Es kann natürlich auch sein, wie italienische Zeitungen berichteten, dass sich Berlusconi durch die Suchanzeige einer italienischen Produktionsfirma zu seinem Vergleich animiert sah. Mit ihr wurde öffentlich nach dem Darsteller eines KZ-Wächters gefahndet. Das verleitete einige Journalisten dazu, die Spur zu jenen billigen italienischen Serienfilmen über die Nazis und ihre Lager zu verfolgen, die seit den sechziger und siebziger Jahren mit den Elementen von Gewalt und Sex spekulieren. Vielversprechender scheint aber der Ausgangspunkt Hogan´s Heroes zu sein. Denn der Hauptdarsteller dieser Serie ist jener Bob Crane, über dessen spätere Entwicklung der Drehbuchautor und Regisseur Paul Schrader seinen jüngsten Film vorgelegt hat, der zur Zeit in Europas Kinos zu sehen ist. In Auto Focus ist die mit Hilfe von Amateurvideos befriedigte Sexsucht zu studieren, der dieser Schauspieler in den siebziger Jahren verfiel.

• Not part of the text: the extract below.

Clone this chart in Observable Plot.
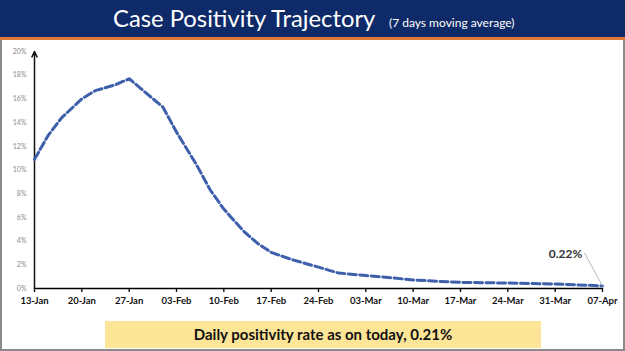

Berlusconi hat - ohne es zu wollen - mit seinem Vergleich verraten, auf welcher Wirklichkeitsebene er sich bewegt. Es ist die Ebene der Fernsehserien, der Soaps, der billigen Kinofilme, der Videorecorder und der Elemente von Sex and Crime. Es ist die Welt, in der er zum Star aufstieg, er, der Unternehmer, der sich zugleich als Entertainer fühlt. Und der deshalb zwangsläufig, um sich und Italien zu erretten, den Politiker gab. Der er nun ist und den er mimt. Der wackere Schulz hat von dieser Seite Berlusconi nichts geahnt oder sie hat ihn nicht irritiert. Umgekehrt wusste Berlusconi nicht, dass Schulz mit seiner ein wenig verklemmt vorgetragenen Attacke, seiner pathetischen Replik und seinen späteren umständlichen Ausführungen in Hörfunk und im Fernsehen sich weniger für einen Part in Hogan´s Heroes als vielmehr für eine Rolle in einer unserer deutschen "Daily Soaps" empfahl - als Darsteller des Sozialkundelehrers. Und Berlusconi? Er gemahnte mit seinem Auftritt im europäischen Parlament ungewollt an Jack Oakie, der in Chaplins Film Der große Diktator unter dem Filmnamen Benzino Napoloni den italienischen Diktator Mussolini parodierte.